#### Exercise data
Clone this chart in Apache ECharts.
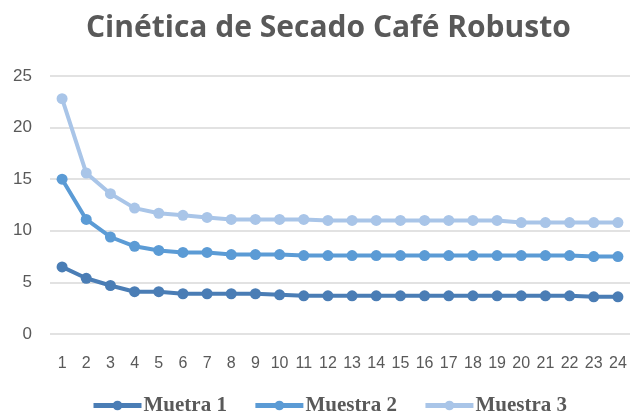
<!DOCTYPE html>
<html>
<head>
<meta charset="utf-8">
<script src="https://cdn.jsdelivr.net/npm/echarts@6/dist/echarts.min.js"></script>
<style>
  html, body { margin: 0; padding: 0; background: #fff; }
  #chart { width: 630px; height: 414px; }
</style>
</head>
<body>
<div id="chart"></div>
<script>
var categories = ["1","2","3","4","5","6","7","8","9","10","11","12","13","14","15","16","17","18","19","20","21","22","23","24"];
var muestra1 = [6.5, 5.4, 4.7, 4.1, 4.1, 3.9, 3.9, 3.9, 3.9, 3.8, 3.7, 3.7, 3.7, 3.7, 3.7, 3.7, 3.7, 3.7, 3.7, 3.7, 3.7, 3.7, 3.6, 3.6];
var muestra2 = [15.0, 11.1, 9.4, 8.5, 8.1, 7.9, 7.9, 7.7, 7.7, 7.7, 7.6, 7.6, 7.6, 7.6, 7.6, 7.6, 7.6, 7.6, 7.6, 7.6, 7.6, 7.6, 7.5, 7.5];
var muestra3 = [22.8, 15.6, 13.6, 12.2, 11.7, 11.5, 11.3, 11.1, 11.1, 11.1, 11.1, 11.0, 11.0, 11.0, 11.0, 11.0, 11.0, 11.0, 11.0, 10.8, 10.8, 10.8, 10.8, 10.8];
var seriesNames = ["Muetra 1", "Muestra 2", "Muestra 3"];

var chart = echarts.init(document.getElementById("chart"));

function lineSeries(name, data, color) {
  return {
    name: name,
    type: "line",
    data: data,
    symbol: "circle",
    symbolSize: 11,
    lineStyle: { width: 4, color: color },
    itemStyle: { color: color },
    animation: false
  };
}

chart.setOption({
  color: ["#4a7db5", "#5b9bd5", "#a9c5e8"],
  title: {
    text: "Cinética de Secado Café Robusto",
    left: 81,
    top: 8,
    textStyle: { fontFamily: "Open Sans", fontWeight: "bold", fontSize: 30, color: "#595959" }
  },
  grid: { left: 50, right: 0, top: 76, bottom: 80 },
  xAxis: {
    type: "category",
    data: categories,
    axisLine: { show: false },
    axisTick: { show: false },
    axisLabel: { color: "#595959", fontSize: 16, fontFamily: "Liberation Sans", margin: 22 }
  },
  yAxis: {
    type: "value",
    min: 0,
    max: 25,
    interval: 5,
    axisLine: { show: false },
    axisTick: { show: false },
    splitLine: { lineStyle: { color: "#d9d9d9", width: 1.5 } },
    axisLabel: { color: "#595959", fontSize: 17, fontFamily: "Liberation Sans", margin: 18 }
  },
  legend: {
    bottom: -7,
    left: 86,
    itemWidth: 48,
    itemHeight: 12,
    itemGap: 26,
    lineStyle: { width: 5 },
    textStyle: { fontFamily: "Liberation Serif", fontWeight: "bold", fontSize: 21, color: "#595959", padding: [0, 0, 0, -3] },
    data: seriesNames
  },
  series: [
    lineSeries(seriesNames[0], muestra1, "#4a7db5"),
    lineSeries(seriesNames[1], muestra2, "#5b9bd5"),
    lineSeries(seriesNames[2], muestra3, "#a9c5e8")
  ]
});
</script>
</body>
</html>
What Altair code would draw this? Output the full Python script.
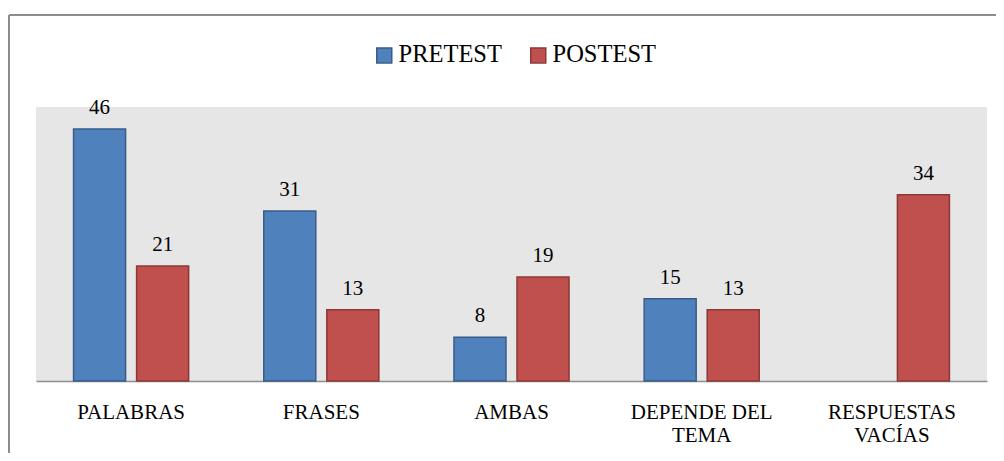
import altair as alt
import pandas as pd

categories = ["PALABRAS", "FRASES", "AMBAS", "DEPENDE DEL TEMA", "RESPUESTAS VACÍAS"]
series = ["PRETEST", "POSTEST"]
pretest = [46, 31, 8, 15, None]
postest = [21, 13, 19, 13, 34]
wrapped = {"DEPENDE DEL TEMA": ["DEPENDE DEL", "TEMA"],
           "RESPUESTAS VACÍAS": ["RESPUESTAS", "VACÍAS"]}

rows = []
for c, a, b in zip(categories, pretest, postest):
    if a is not None:
        rows.append({"cat": c, "serie": "PRETEST", "val": a})
    if b is not None:
        rows.append({"cat": c, "serie": "POSTEST", "val": b})
df = pd.DataFrame(rows)

FONT = "Liberation Serif"

label_expr = "".join(
    f"datum.value == '{k}' ? {v!r} : " for k, v in wrapped.items()
) + "datum.value"

x = alt.X("cat:N", sort=categories, title=None,
          scale=alt.Scale(paddingInner=0.395, paddingOuter=0.1975),
          axis=alt.Axis(labelAngle=0, ticks=False, domainColor="#8E8E8E",
                        domainWidth=1.5, labelFont=FONT, labelFontSize=21,
                        labelColor="#000000", labelPadding=20, labelLimit=400,
                        labelLineHeight=23, labelExpr=label_expr))
xo = alt.XOffset("serie:N", sort=series,
                 scale=alt.Scale(paddingInner=0.175, paddingOuter=0))
y = alt.Y("val:Q", scale=alt.Scale(domain=[0, 50]), axis=None)

leg = dict(title=None, orient="none", direction="horizontal",
           legendX=336, legendY=-64, symbolType="square",
           symbolSize=225, labelFont=FONT, labelFontSize=24.5,
           labelColor="#000000", labelOffset=2,
           columnPadding=24, symbolStrokeWidth=1.5)

bars = alt.Chart(df).mark_bar(strokeWidth=1.5).encode(
    x=x, xOffset=xo, y=y,
    color=alt.Color("serie:N", sort=series,
                    scale=alt.Scale(domain=series, range=["#4F81BD", "#C0504D"]),
                    legend=alt.Legend(**leg)),
    stroke=alt.Stroke("serie:N", sort=series,
                      scale=alt.Scale(domain=series, range=["#385D8A", "#8C3836"]),
                      legend=alt.Legend(**leg)),
)

labels = alt.Chart(df).mark_text(font=FONT, fontSize=21, color="#000000",
                                 baseline="alphabetic", dy=-15).encode(
    x=x, xOffset=xo, y=y, text=alt.Text("val:Q")
)

frame = alt.Chart(pd.DataFrame({"k": [0]}))
top_line = frame.mark_rule(color="#8C8C8C", strokeWidth=2).encode(
    x=alt.value(-27), x2=alt.value(1000), y=alt.value(-92))
left_line = frame.mark_rule(color="#8C8C8C", strokeWidth=2).encode(
    x=alt.value(-27), y=alt.value(-92), y2=alt.value(400))

chart = alt.layer(top_line, left_line, bars, labels).properties(
    width=951, height=274,
    padding={"left": 28, "top": 99, "right": 9, "bottom": 72},
    autosize="none",
).configure(font=FONT).configure_view(fill="#E6E6E6", stroke=None).configure_axis(
    labelFont=FONT, labelFontSize=21
).configure_text(font=FONT, fontSize=21)

chart.save("out.html", embed_options={"renderer": "svg", "actions": False})
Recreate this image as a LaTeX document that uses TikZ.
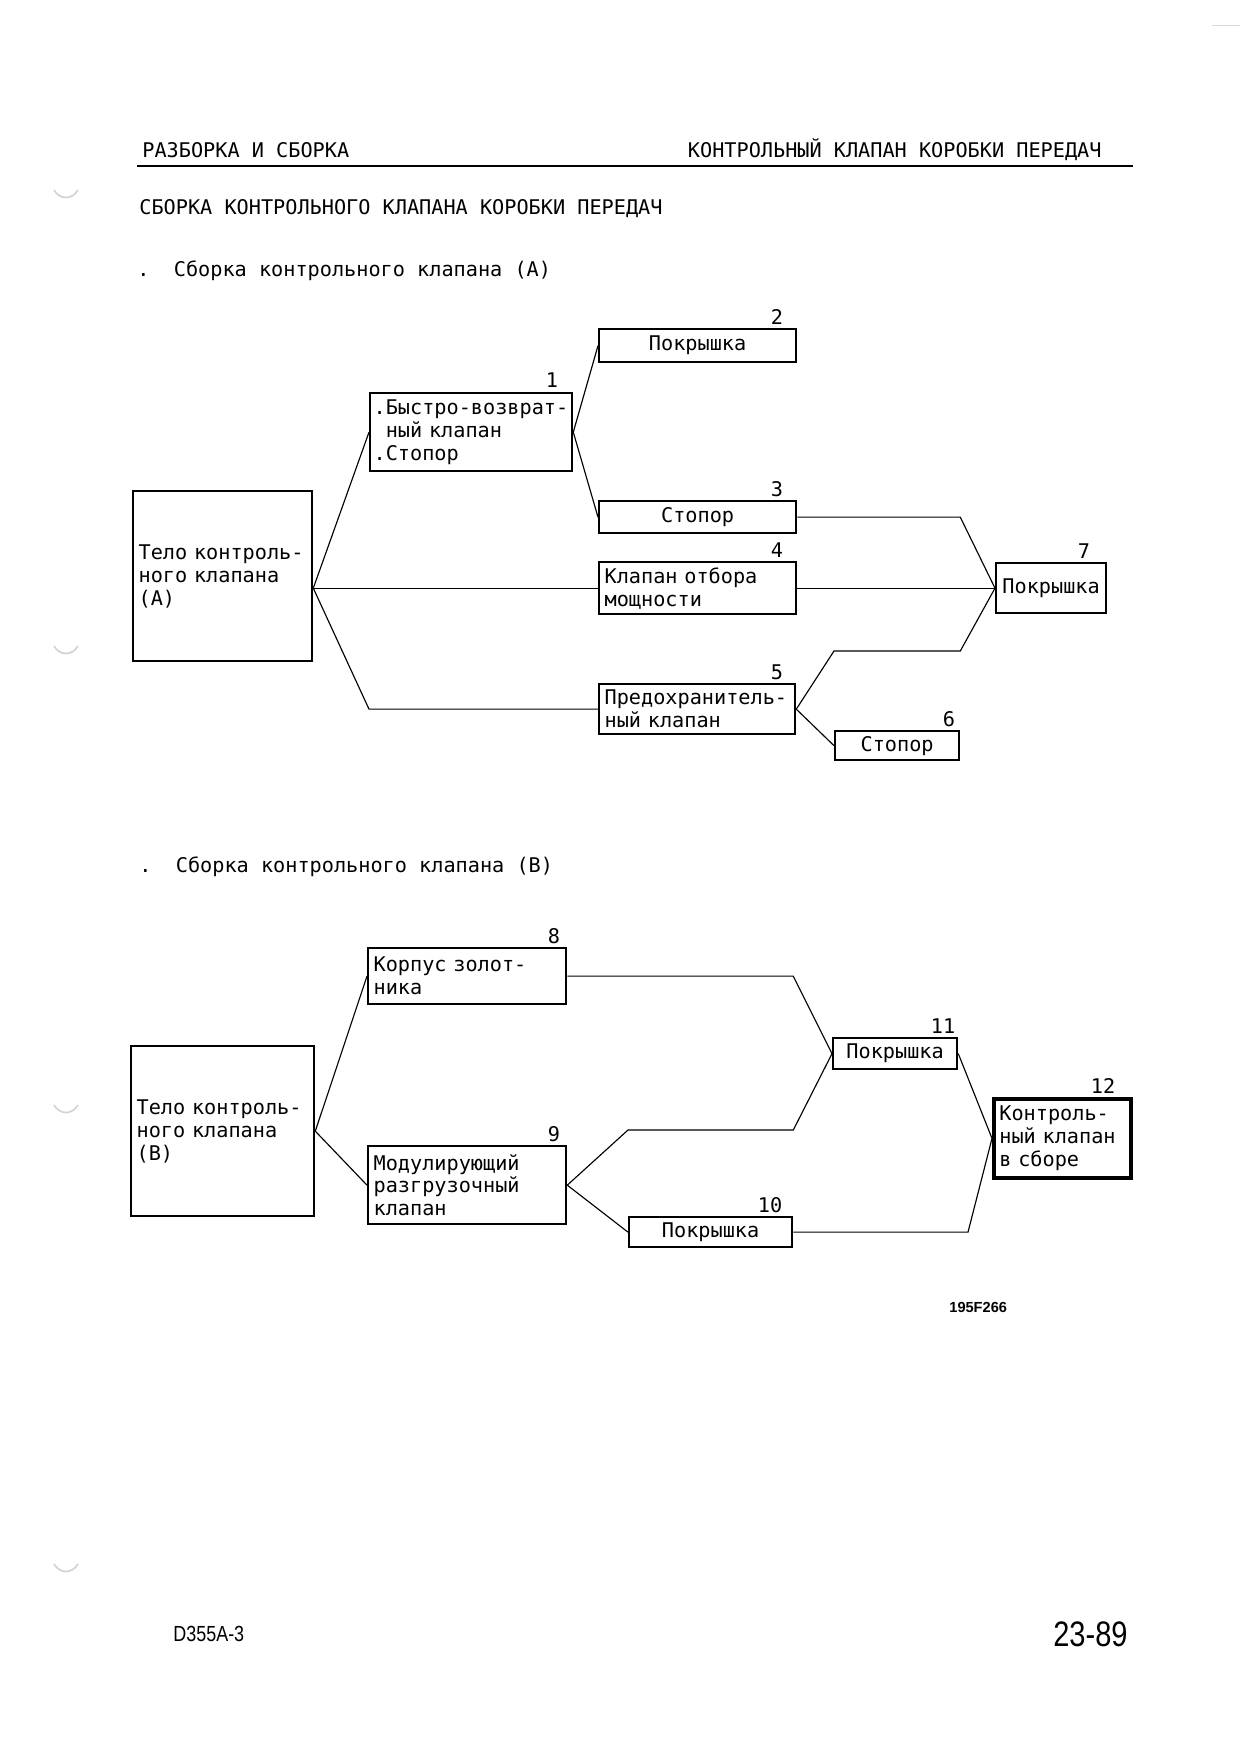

#### What is needed
Repeat each entry exactly as given; no pictures belong in the copy.

#### Expected output
Clone this chart in Apache ECharts.
<!DOCTYPE html>
<html>
<head>
<meta charset="utf-8">
<script src="https://cdn.jsdelivr.net/npm/echarts@6/dist/echarts.min.js"></script>
<style>
  html, body { margin: 0; padding: 0; background: #fff; }
  #chart { width: 630px; height: 414px; }
</style>
</head>
<body>
<div id="chart"></div>
<script>
var categories = ["1","2","3","4","5","6","7","8","9","10","11","12","13","14","15","16","17","18","19","20","21","22","23","24"];
var muestra1 = [6.5, 5.4, 4.7, 4.1, 4.1, 3.9, 3.9, 3.9, 3.9, 3.8, 3.7, 3.7, 3.7, 3.7, 3.7, 3.7, 3.7, 3.7, 3.7, 3.7, 3.7, 3.7, 3.6, 3.6];
var muestra2 = [15.0, 11.1, 9.4, 8.5, 8.1, 7.9, 7.9, 7.7, 7.7, 7.7, 7.6, 7.6, 7.6, 7.6, 7.6, 7.6, 7.6, 7.6, 7.6, 7.6, 7.6, 7.6, 7.5, 7.5];
var muestra3 = [22.8, 15.6, 13.6, 12.2, 11.7, 11.5, 11.3, 11.1, 11.1, 11.1, 11.1, 11.0, 11.0, 11.0, 11.0, 11.0, 11.0, 11.0, 11.0, 10.8, 10.8, 10.8, 10.8, 10.8];
var seriesNames = ["Muetra 1", "Muestra 2", "Muestra 3"];

var chart = echarts.init(document.getElementById("chart"));

function lineSeries(name, data, color) {
  return {
    name: name,
    type: "line",
    data: data,
    symbol: "circle",
    symbolSize: 11,
    lineStyle: { width: 4, color: color },
    itemStyle: { color: color },
    animation: false
  };
}

chart.setOption({
  color: ["#4a7db5", "#5b9bd5", "#a9c5e8"],
  title: {
    text: "Cinética de Secado Café Robusto",
    left: 81,
    top: 8,
    textStyle: { fontFamily: "Open Sans", fontWeight: "bold", fontSize: 30, color: "#595959" }
  },
  grid: { left: 50, right: 0, top: 76, bottom: 80 },
  xAxis: {
    type: "category",
    data: categories,
    axisLine: { show: false },
    axisTick: { show: false },
    axisLabel: { color: "#595959", fontSize: 16, fontFamily: "Liberation Sans", margin: 22 }
  },
  yAxis: {
    type: "value",
    min: 0,
    max: 25,
    interval: 5,
    axisLine: { show: false },
    axisTick: { show: false },
    splitLine: { lineStyle: { color: "#d9d9d9", width: 1.5 } },
    axisLabel: { color: "#595959", fontSize: 17, fontFamily: "Liberation Sans", margin: 18 }
  },
  legend: {
    bottom: -7,
    left: 86,
    itemWidth: 48,
    itemHeight: 12,
    itemGap: 26,
    lineStyle: { width: 5 },
    textStyle: { fontFamily: "Liberation Serif", fontWeight: "bold", fontSize: 21, color: "#595959", padding: [0, 0, 0, -3] },
    data: seriesNames
  },
  series: [
    lineSeries(seriesNames[0], muestra1, "#4a7db5"),
    lineSeries(seriesNames[1], muestra2, "#5b9bd5"),
    lineSeries(seriesNames[2], muestra3, "#a9c5e8")
  ]
});
</script>
</body>
</html>
What Altair code would draw this? Output the full Python script.
import altair as alt
import pandas as pd

categories = ["PALABRAS", "FRASES", "AMBAS", "DEPENDE DEL TEMA", "RESPUESTAS VACÍAS"]
series = ["PRETEST", "POSTEST"]
pretest = [46, 31, 8, 15, None]
postest = [21, 13, 19, 13, 34]
wrapped = {"DEPENDE DEL TEMA": ["DEPENDE DEL", "TEMA"],
           "RESPUESTAS VACÍAS": ["RESPUESTAS", "VACÍAS"]}

rows = []
for c, a, b in zip(categories, pretest, postest):
    if a is not None:
        rows.append({"cat": c, "serie": "PRETEST", "val": a})
    if b is not None:
        rows.append({"cat": c, "serie": "POSTEST", "val": b})
df = pd.DataFrame(rows)

FONT = "Liberation Serif"

label_expr = "".join(
    f"datum.value == '{k}' ? {v!r} : " for k, v in wrapped.items()
) + "datum.value"

x = alt.X("cat:N", sort=categories, title=None,
          scale=alt.Scale(paddingInner=0.395, paddingOuter=0.1975),
          axis=alt.Axis(labelAngle=0, ticks=False, domainColor="#8E8E8E",
                        domainWidth=1.5, labelFont=FONT, labelFontSize=21,
                        labelColor="#000000", labelPadding=20, labelLimit=400,
                        labelLineHeight=23, labelExpr=label_expr))
xo = alt.XOffset("serie:N", sort=series,
                 scale=alt.Scale(paddingInner=0.175, paddingOuter=0))
y = alt.Y("val:Q", scale=alt.Scale(domain=[0, 50]), axis=None)

leg = dict(title=None, orient="none", direction="horizontal",
           legendX=336, legendY=-64, symbolType="square",
           symbolSize=225, labelFont=FONT, labelFontSize=24.5,
           labelColor="#000000", labelOffset=2,
           columnPadding=24, symbolStrokeWidth=1.5)

bars = alt.Chart(df).mark_bar(strokeWidth=1.5).encode(
    x=x, xOffset=xo, y=y,
    color=alt.Color("serie:N", sort=series,
                    scale=alt.Scale(domain=series, range=["#4F81BD", "#C0504D"]),
                    legend=alt.Legend(**leg)),
    stroke=alt.Stroke("serie:N", sort=series,
                      scale=alt.Scale(domain=series, range=["#385D8A", "#8C3836"]),
                      legend=alt.Legend(**leg)),
)

labels = alt.Chart(df).mark_text(font=FONT, fontSize=21, color="#000000",
                                 baseline="alphabetic", dy=-15).encode(
    x=x, xOffset=xo, y=y, text=alt.Text("val:Q")
)

frame = alt.Chart(pd.DataFrame({"k": [0]}))
top_line = frame.mark_rule(color="#8C8C8C", strokeWidth=2).encode(
    x=alt.value(-27), x2=alt.value(1000), y=alt.value(-92))
left_line = frame.mark_rule(color="#8C8C8C", strokeWidth=2).encode(
    x=alt.value(-27), y=alt.value(-92), y2=alt.value(400))

chart = alt.layer(top_line, left_line, bars, labels).properties(
    width=951, height=274,
    padding={"left": 28, "top": 99, "right": 9, "bottom": 72},
    autosize="none",
).configure(font=FONT).configure_view(fill="#E6E6E6", stroke=None).configure_axis(
    labelFont=FONT, labelFontSize=21
).configure_text(font=FONT, fontSize=21)

chart.save("out.html", embed_options={"renderer": "svg", "actions": False})
Recreate this image as a LaTeX document that uses TikZ.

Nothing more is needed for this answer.